John Cook obviously follows the Republican party line, even blaming Clinton for 9/11. He misses several points:

            • He says, "All parties (including the UN) believed Saddam had WMD's." Ever hear of Hans Blix and the UN inspection teams? They said Iraq had no WMD's.

            • Mr. Cook mentions a Saddam-Al Qaeda link. Seems some sort of camp existed in northern Iraq, yet it is unproven whether Saddam ever knew about it. There are, in fact, closer ties between the US itself (Shock! Horror!) and Al Qaeda. Two of the 9/11 hijackers lived in Hamburg, Germany, for a while. Why didn't we attack Germany?

            • Cook mentions American lives lost in Iraq but never mentions the 11,000 Iraqi civilians killed by the US occupation or the 1 million lives brought to a premature end thanks to US-led sanctions.

            • The facts are that the US has invaded a sovereign country against the International Protocols established at the Nuremburg trials and has killed 11,000 civilians. It is a war. An invasion. And it was done like any invasion in the history of mankind. Greed. Power. Strip the country of its natural resources.
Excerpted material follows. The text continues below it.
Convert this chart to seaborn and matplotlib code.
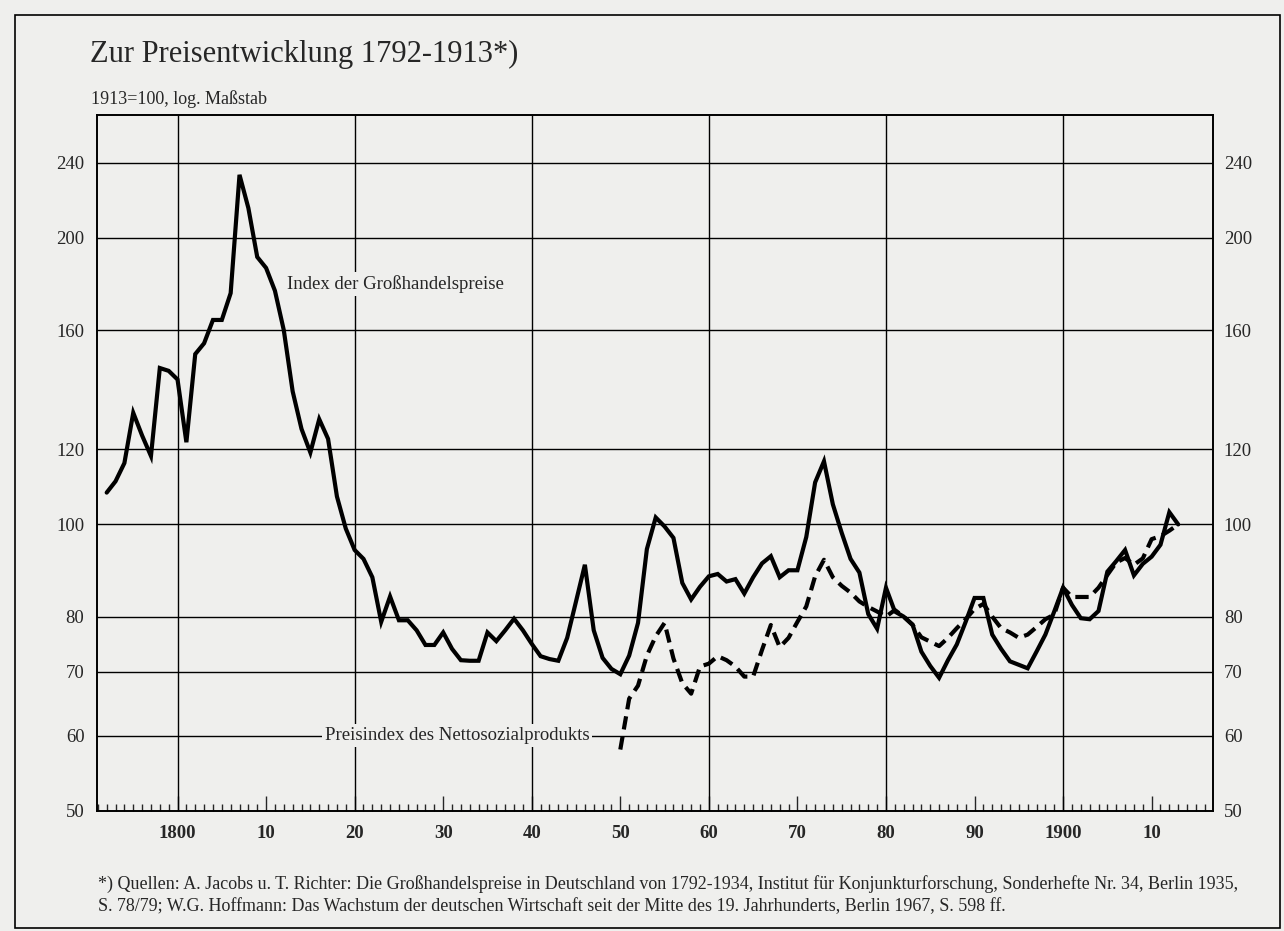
import numpy as np
import pandas as pd
import matplotlib
matplotlib.use("Agg")
import matplotlib.pyplot as plt
import matplotlib.ticker as mticker
from matplotlib.patches import Rectangle
import seaborn as sns

# ===== Daten (1913 = 100) =====
jahre_gh = list(range(1792, 1914))
grosshandel = [
    108, 111, 116, 131, 124, 118, 146, 145, 142, 122,
    151, 155, 164, 164, 175, 233, 215, 191, 186, 176,
    160, 138, 126, 119, 129, 123, 107, 99, 94, 92,
    88, 79, 84, 79.3, 79.3, 77.4, 74.7, 74.7, 77, 74,
    72, 71.9, 71.9, 77, 75.4, 77.4, 79.6, 77.4, 74.9, 72.7,
    72.2, 71.9, 76, 83, 90.7, 77.4, 72.4, 70.5, 69.6, 72.8,
    78.8, 94.2, 101.7, 99.5, 96.8, 86.8, 83.4, 86, 88.2, 88.7,
    87.1, 87.6, 84.6, 88, 91, 92.6, 88, 89.5, 89.5, 97,
    110.7, 116.5, 105, 98, 92, 89, 80.5, 77.7, 85.8, 81,
    80, 78.5, 73.5, 71, 69, 72, 74.8, 79, 83.7, 83.7,
    76.6, 74, 71.8, 71.2, 70.6, 73.5, 76.6, 81, 85.8, 82.3,
    79.7, 79.5, 81.1, 89.2, 91.5, 94, 88.4, 90.9, 92.5, 95.2,
    103, 100,
]
jahre_ns = list(range(1850, 1914))
nettosozial = [
    58, 65.6, 67.7, 72.8, 76.3, 78.8, 72.3, 68.1, 66.4, 70.9,
    71.4, 72.7, 72, 70.9, 69.2, 69.2, 73.8, 78.4, 74.3, 76,
    79, 82, 88.2, 91.8, 88, 86.2, 84.8, 83, 81.9, 81,
    80, 81.3, 80, 78.4, 76.1, 75.3, 74.5, 76, 77.8, 79.5,
    81.5, 82.5, 80, 77.8, 77, 76, 76.6, 78, 79.5, 80.4,
    85.8, 83.9, 83.9, 83.9, 85.8, 88.5, 91.2, 92.2, 90.7, 92.1,
    96.5, 97.2, 98.5, 100,
]

y_ticks = [50, 60, 70, 80, 100, 120, 160, 200, 240]
x_ticks = list(range(1800, 1911, 10))
x_labels = ["1800", "10", "20", "30", "40", "50", "60", "70", "80", "90", "1900", "10"]
gitter_jahre = [1800, 1820, 1840, 1860, 1880, 1900]

df_gh = pd.DataFrame({"Jahr": jahre_gh, "Index": grosshandel})
df_ns = pd.DataFrame({"Jahr": jahre_ns, "Index": nettosozial})

# ===== Stil =====
sns.set_style("white")
plt.rcParams["font.family"] = ["Liberation Serif", "DejaVu Serif"]
bg = "#efefed"

fig = plt.figure(figsize=(12.84, 9.31), dpi=100, facecolor=bg)
ax = fig.add_axes([0.0755, 0.129, 0.869, 0.747])
ax.set_facecolor(bg)

sns.lineplot(data=df_gh, x="Jahr", y="Index", color="black", lw=3.0, ax=ax,
             zorder=4, solid_joinstyle="miter")
sns.lineplot(data=df_ns, x="Jahr", y="Index", color="black", lw=3.0, ax=ax,
             zorder=4, linestyle="--")
ax.lines[-1].set_dashes([3.2, 1.7])

ax.set_yscale("log")
ax.set_ylim(50, 269)
ax.set_xlim(1790.9, 1916.9)

ax.yaxis.set_major_locator(mticker.FixedLocator(y_ticks))
ax.yaxis.set_major_formatter(mticker.FixedFormatter([str(v) for v in y_ticks]))
ax.yaxis.set_minor_locator(mticker.NullLocator())
ax.xaxis.set_major_locator(mticker.FixedLocator(x_ticks))
ax.xaxis.set_major_formatter(mticker.FixedFormatter(x_labels))
ax.xaxis.set_minor_locator(mticker.MultipleLocator(1))

ax.grid(axis="y", color="black", lw=1.0)
ax.set_axisbelow(True)
ax.vlines(gitter_jahre, 50, 269, color="black", lw=1.0, zorder=1)

ax.tick_params(axis="x", which="major", direction="in", length=11, width=1.0,
               pad=10, labelsize=13.5, bottom=True)
ax.tick_params(axis="x", which="minor", direction="in", length=5, width=1.0, bottom=True)
ax.tick_params(axis="y", length=0, pad=9, labelsize=13.5)
for lab in ax.get_xticklabels():
    lab.set_fontweight("bold")

# rechte Achse mit denselben Werten
ax2 = ax.twinx()
ax2.set_yscale("log")
ax2.set_ylim(ax.get_ylim())
ax2.yaxis.set_major_locator(mticker.FixedLocator(y_ticks))
ax2.yaxis.set_major_formatter(mticker.FixedFormatter([str(v) for v in y_ticks]))
ax2.yaxis.set_minor_locator(mticker.NullLocator())
ax2.tick_params(axis="y", length=0, pad=8, labelsize=13.5)
ax2.grid(False)

for a in (ax, ax2):
    for s in a.spines.values():
        s.set_color("black")
        s.set_linewidth(1.2)

ax.set_xlabel("")
ax.set_ylabel("")

# Beschriftungen der Kurven
box = dict(facecolor=bg, edgecolor="none", pad=2)
ax.text(1812.4, 179, "Index der Großhandelspreise", fontsize=13.5,
        va="center", ha="left", bbox=box, zorder=2)
ax.text(1816.6, 60, "Preisindex des Nettosozialprodukts", fontsize=13.5,
        va="center", ha="left", bbox=box, zorder=2)

# Titel, Untertitel, Fußnote
fig.text(0.070, 1 - 62 / 931, "Zur Preisentwicklung 1792-1913*)", fontsize=22,
         va="baseline", ha="left")
fig.text(0.071, 1 - 104 / 931, "1913=100, log. Maßstab", fontsize=13,
         va="baseline", ha="left")
fig.text(0.076, 1 - 889 / 931,
         "*) Quellen: A. Jacobs u. T. Richter: Die Großhandelspreise in Deutschland von 1792-1934, "
         "Institut für Konjunkturforschung, Sonderhefte Nr. 34, Berlin 1935,",
         fontsize=13, va="baseline", ha="left")
fig.text(0.076, 1 - 911 / 931,
         "S. 78/79; W.G. Hoffmann: Das Wachstum der deutschen Wirtschaft seit der Mitte des "
         "19. Jahrhunderts, Berlin 1967, S. 598 ff.",
         fontsize=13, va="baseline", ha="left")

# Rahmen
fig.patches.append(Rectangle((15 / 1284, 1 - 928 / 931), 1265 / 1284, 913 / 931,
                             transform=fig.transFigure, fill=False,
                             edgecolor="black", lw=1.2))

fig.savefig("out.png", dpi=100, facecolor=bg)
            The US has had its "sheep eyes" on the oil fields of Iran and Iraq since before World War II. This has been a 14-year siege. Bring the country to its knees through sanctions; then go in for the kill.

            Does Mr. Cook think that the US would have invaded Iraq if it had WMD's? Iraq was a soft and easy target, giving the US a chance to show the world that it is back, after all. Iran will be next in some form.

            And please don't continue the anti-French bile. The French are still good buddies of the US; both parties worked closely to bring regime change in Haiti.

            D. Brennan, Oxford Street, Rochester

John Cook's take on Mary Anna Towler's article "The War of Lies" bears some scrutiny.

            Bi-partisan investigations found no attempt to alter intelligence. Nor did they find any evidence that Donald Rumsfeld had any intelligence to back up his statement that

"we know where the WMDs are." Colin Powell claimed we had located mobile chemical labs.

            If the war on terror was intended to bring harm to those who supported and funded terrorism, when does the United States invade itself? After all, we supplied both Saddam and Osama with money and munitions. And training. And we have pictures of the Donald acting like a grateful tourist with the spidey-hole man himself.

            An informed populace needs news that is edited not only for content but also for intent. Most reporters seem content being paid to distribute press releases.

            Voting to give George Bush war-making power so he could browbeat the UN was a terrible mistake. If a guy asks to borrow my tire iron in case he should need it, then uses it to smack somebody, I would be guilty of something --- say, trust.

            Mr. Bush is a liar. Not to call him a liar is to hide, as Mr. Bush does, behind the implications that his actions and words contain but do not state.